Keresidenan Surakarta

wilayah administratif di Hindia Belanda

Karesidenan Surakarta ( bahasa Jawa: ꦏꦫꦺꦱꦶꦝꦺꦤꦤ꧀ꦱꦸꦫꦏꦂꦠ, translit. Karésidhènan Surakarta, EBI: Keresidenan Surakarta) adalah wilayah Karesidenan (bahasa Belanda: Residentie Soerakarta) di Jawa Tengah pada masa Kolonial Belanda dan beberapa tahun setelahnya. Wilayahnya mencakup daerah kekuasaan Kasunanan Surakarta dan Praja Mangkunegaran mencakup luas 5.677 Km2.

Peta Surakarta sekitar tahun 1945

Setelah Keresidenan Surakarta ditiadakan pada tanggal 4 Juli 1950, maka dari wilayah tersebut dibentuklah Kota Surakarta dan 6 kabupaten di sekitarnya yang merupakan daerah tingkat II di Indonesia.

Sejarah

sunting

Era Hindia-Belanda

sunting
 
Daftar residen Surakarta 1817-1859, dari buku Naamlijst Van Hoofden Van Gewestelijk Bestuur Op Java En Madura Van 1817 Tot 1859 (Daftar Kepala Pemerintah Daerah Di Jawa Dan Madura Dari 1817 Sampai 1859)
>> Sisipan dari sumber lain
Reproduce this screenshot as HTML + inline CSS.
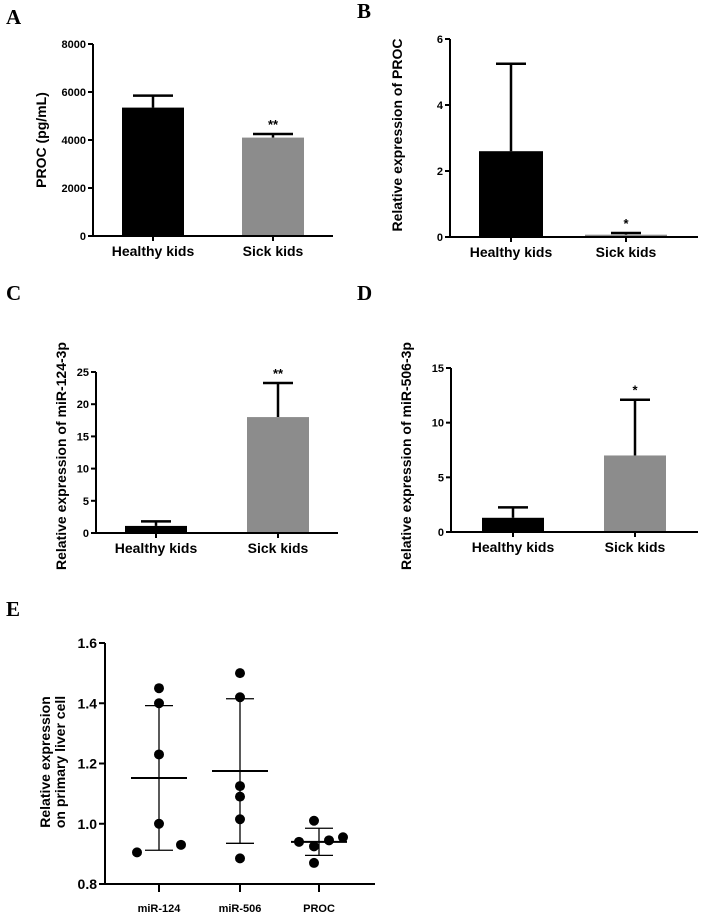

Residen Surakarta merupakan kepanjangan tangan administrasi Gubernur Jenderal yang berkedudukan di Batavia, khususnya pada masa kolonial. Pada tahun 1885 tercatat berpenduduk 1.053.985 jiwa.[1]

Pascakemerdekaan Indonesia

sunting

Pada masa setelah Proklamasi Kemerdekaan RI, wilayah keresidenan ini menjadi "Daerah Istimewa Surakarta", dengan Gubernur Sri Susuhunan Pakubuwono XII dan Wakil Gubernur Sri Mangkunegoro VIII (bersamaan dengan berdirinya DI Yogyakarta).

Status ini tidak berumur panjang karena terjadi revolusi sosial yang didalangi oleh Tan Malaka untuk menentang berkuasanya kekuatan aristokrasi dan feodalisme di wilayah ini, sehingga setelah pengakuan kedaulatan Indonesia oleh Belanda, Surakarta kehilangan otonominya dan wilayah ini menjadi Karesidenan Surakarta.

Pada masa ini terjadi sejumlah peristiwa politik yang menjadikan wilayah Surakarta kehilangan hak otonominya. Pada masa perang revolusi, Pakubuwana XII naik takhta hampir bersamaan dengan lahirnya Republik Indonesia. Tidak lama setelah proklamasi kemerdekaan Indonesia, pada tanggal 1 September 1945, Sri Sunan Pakubuwana XII mengeluarkan maklumat yang menyatakan bahwa Negeri Surakarta Hadiningrat yang bersifat kerajaan adalah daerah istimewa dari negeri Republik Indonesia dan berdiri di belakang pemerintahan pusat RI. Pada tanggal 6 September 1945 pemerintah RI memberikan piagam kedudukan kepada Sri Sunan Pakubuwana XII yang ditandatangani oleh Soekarno dan tertanggal 19 Agustus 1945.[2]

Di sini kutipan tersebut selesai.